Here's What Dr. Fauci Has To Say About The CDC's Dubious COVID-19 Death Toll
The country's leading pandemic expert, Dr. Anthony Fauci, has a message for everyone who thinks that the coronavirus death toll is much lower than the CDC has previously reported. "Let there not be any confusion. It's not 9,000 deaths from COVID-19. It's 180,000-plus deaths. The point that the CDC was trying to make was that a certain percentage of [deaths] had nothing else but COVID," Fauci told ABC.
The 9,000 figure surfaced after conspiracy theories claimed that the CDC had updated the country's coronavirus death toll to show that only six percent of people had died of COVID-19. What the CDC has indicated is that 94 percent of people who died listed both COVID-19 and another underlying condition as the cause of death — and those underlying condition included diabetes, hypertension, pneumonia, or respiratory failure. Fauci clarified that listing the underlying condition alongside COVID "does not mean that someone who has hypertension or diabetes who dies of COVID didn't die of COVID-19; they did," he said.
The global death toll from COVID-19 could be higher
ABC quotes unnamed health experts who say that if anything, the US coronavirus death toll, and the global death toll as a whole, from COVID-19 could be much higher. In April, The Financial Times compared number of deaths from all causes between the months of March and April from 2015 to 2019 in 14 countries, against the death toll reported during the same months in 2020. In all the countries analyzed, the overall death toll was significantly higher than the official reported death toll from the coronavirus. Using this metric, the FT found that the Italian city of Bergamo registered a 464 percent increase in deaths above normal levels, while New York saw a 200 percent increase in deaths.
"The only unbiased comparison you can make between different countries is by looking at all cause mortality ... There are so many questions about the rise we've seen in death that have not got Covid on the death certificate, yet you feel are inevitably linked in some way to this epidemic," says David Spiegelhalter, Cambridge University professor of the public understanding of risk.

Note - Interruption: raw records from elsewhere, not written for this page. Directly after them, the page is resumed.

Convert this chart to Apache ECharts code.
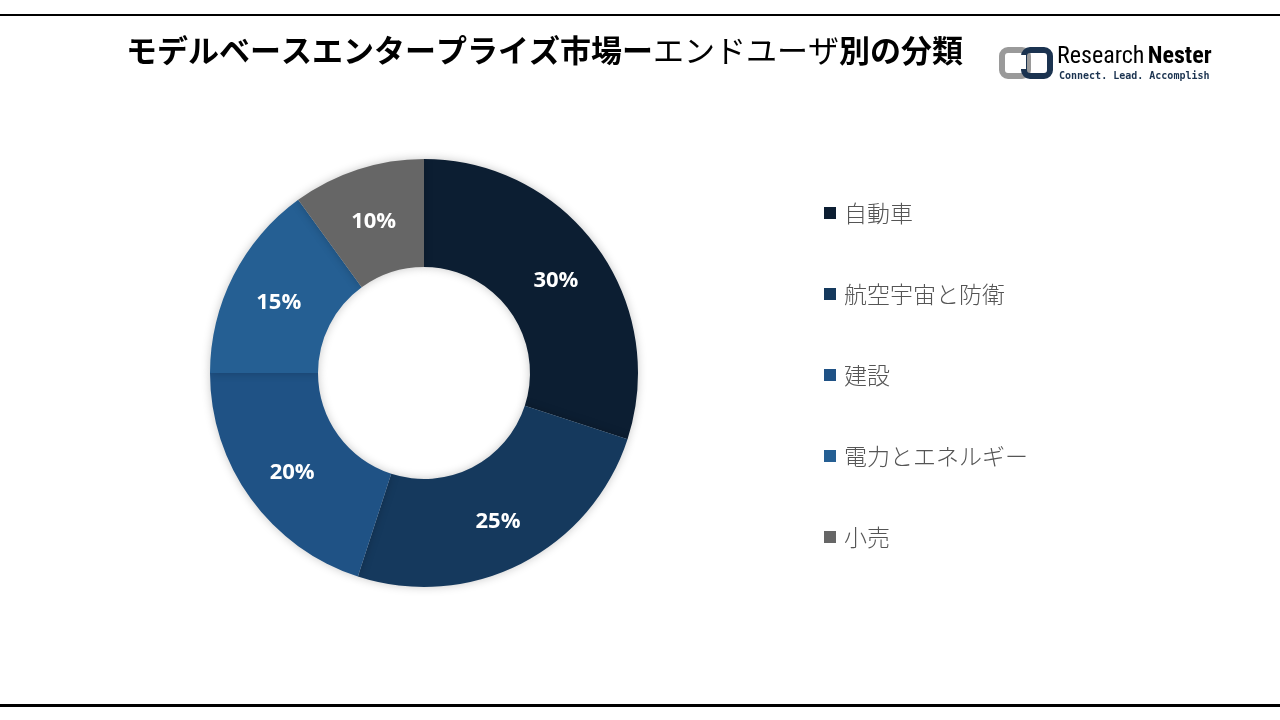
<!DOCTYPE html>
<html><head><meta charset="utf-8">
<script src="https://cdn.jsdelivr.net/npm/echarts@6/dist/echarts.min.js"></script>
<style>html,body{margin:0;padding:0;background:#fff;}#c{width:1280px;height:720px;}</style>
</head><body><div id="c"></div>
<script>
const categories = ['自動車', '航空宇宙と防衛', '建設', '電力とエネルギー', '小売'];
const shares = [30, 25, 20, 15, 10];
const colors = ['#0c1e32', '#15395d', '#1f5285', '#255f93', '#666666'];
const titleBold1 = 'モデルベースエンタープライズ市場ー';
const titleNormal = 'エンドユーザ';
const titleBold2 = '別の分類';

const chart = echarts.init(document.getElementById('c'));
const jp = '"Noto Sans CJK JP", "Noto Sans", sans-serif';
chart.setOption({
  backgroundColor: '#fff',
  title: {
    text: '{b|' + titleBold1 + '}{n|' + titleNormal + '}{b|' + titleBold2 + '}',
    left: 121, top: 30,
    textStyle: {
      rich: {
        b: { fontFamily: jp, fontSize: 31, fontWeight: 'bold', color: '#000' },
        n: { fontFamily: jp, fontSize: 31, fontWeight: 'normal', color: '#000' }
      }
    }
  },
  legend: {
    orient: 'vertical', left: 819, top: 196,
    icon: 'rect', itemWidth: 12, itemHeight: 12, itemGap: 57,
    data: categories,
    textStyle: { fontFamily: jp, fontSize: 23, color: '#555555', lineHeight: 24, fontWeight: 300, padding: [0, 0, 0, 3] }
  },
  graphic: [
    { type: 'rect', shape: { x: 0, y: 14, width: 1280, height: 2 }, style: { fill: '#000' } },
    { type: 'rect', shape: { x: 0, y: 704, width: 1280, height: 3 }, style: { fill: '#000' } },
    { type: 'rect', shape: { x: 1002, y: 50, width: 26, height: 26, r: 6 }, style: { fill: 'none', stroke: '#9a9a9a', lineWidth: 6 } },
    { type: 'rect', shape: { x: 1024, y: 50, width: 26, height: 26, r: 6 }, style: { fill: 'none', stroke: '#1b3350', lineWidth: 6 } },
    { type: 'rect', shape: { x: 1019, y: 55, width: 7, height: 14 }, style: { fill: '#fff' } },
    { type: 'text', left: 1057, top: 45, style: { text: '{r|Research} {n|Nester}', rich: {
        r: { fontFamily: '"Liberation Sans Narrow", "Roboto Condensed", "Arial Narrow", sans-serif', fontSize: 24, color: '#8c8c8c' },
        n: { fontFamily: '"Liberation Sans Narrow", "Roboto Condensed", "Arial Narrow", sans-serif', fontSize: 24, fontWeight: 'bold', color: '#1b3350' } } } },
    { type: 'text', left: 1059, top: 71, style: { text: 'Connect. Lead. Accomplish', fontFamily: '"DejaVu Sans Mono", monospace', fontSize: 10, fontWeight: 'bold', fill: '#1b3350' } }
  ],
  series: [{
    type: 'pie',
    center: [424, 373],
    radius: [106, 214],
    startAngle: 90,
    clockwise: true,
    avoidLabelOverlap: false,
    label: {
      show: true, position: 'inside', formatter: '{c}%',
      fontFamily: '"Open Sans", "Noto Sans", sans-serif', fontSize: 22, fontWeight: 'bold', color: '#fff'
    },
    labelLayout: { dy: 4 },
    labelLine: { show: false },
    itemStyle: { shadowBlur: 10, shadowColor: 'rgba(0,0,0,0.22)' },
    emphasis: { disabled: true },
    data: categories.map((n, i) => ({ name: n, value: shares[i], itemStyle: { color: colors[i] } }))
  }]
});
</script></body></html>
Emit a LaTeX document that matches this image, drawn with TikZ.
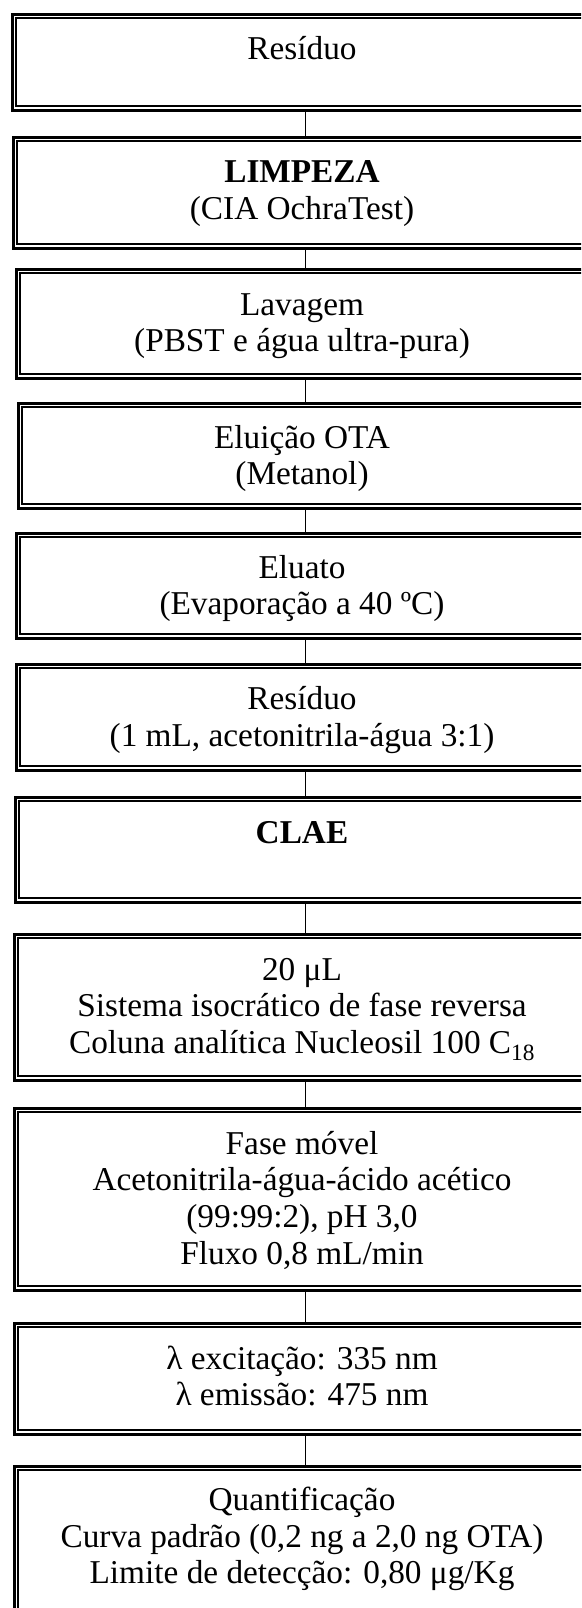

Another expert suggests that even calculating for excess mortality would still give us a conservative death toll, because lockdowns would suggest there'd be fewer deaths from incidents like traffic accidents and workplace injuries.
Dr. Fauci clarified the confusing CDC testing guidelines
Dr. Anthony Fauci didn't just debunk the coronavirus death toll, he clarified a confusing — and controversial — change to testing guidelines announced by the CDC, which said asymptomatic people didn't need to get tested, even if they came in contact with someone infected by the coronavirus. "That did create some confusion [but] the confusion has been straightened out now. The way that sentence was said, it gave the impression that they're not concerned about community spread and that people who are asymptomatic should not be tested ... There's no doubt that there is asymptomatic infection and asymptomatic people can transmit, and you can and should test asymptomatic people," Fauci said. "What the guideline was trying to do was to try to make the point that not everyone who wants to be tested should be tested, only if you need to be tested. Understandably that was confusing" (via Boston Globe).
Harvard epidemiologist William Hanage further explained that testing may not be necessary if someone had no symptoms, didn't come in contact with someone sick of COVID, and if community spread is low, but that "we have been trying really hard to help people understand that anybody can be infected. You don't have to have obvious symptoms" (via USA Today).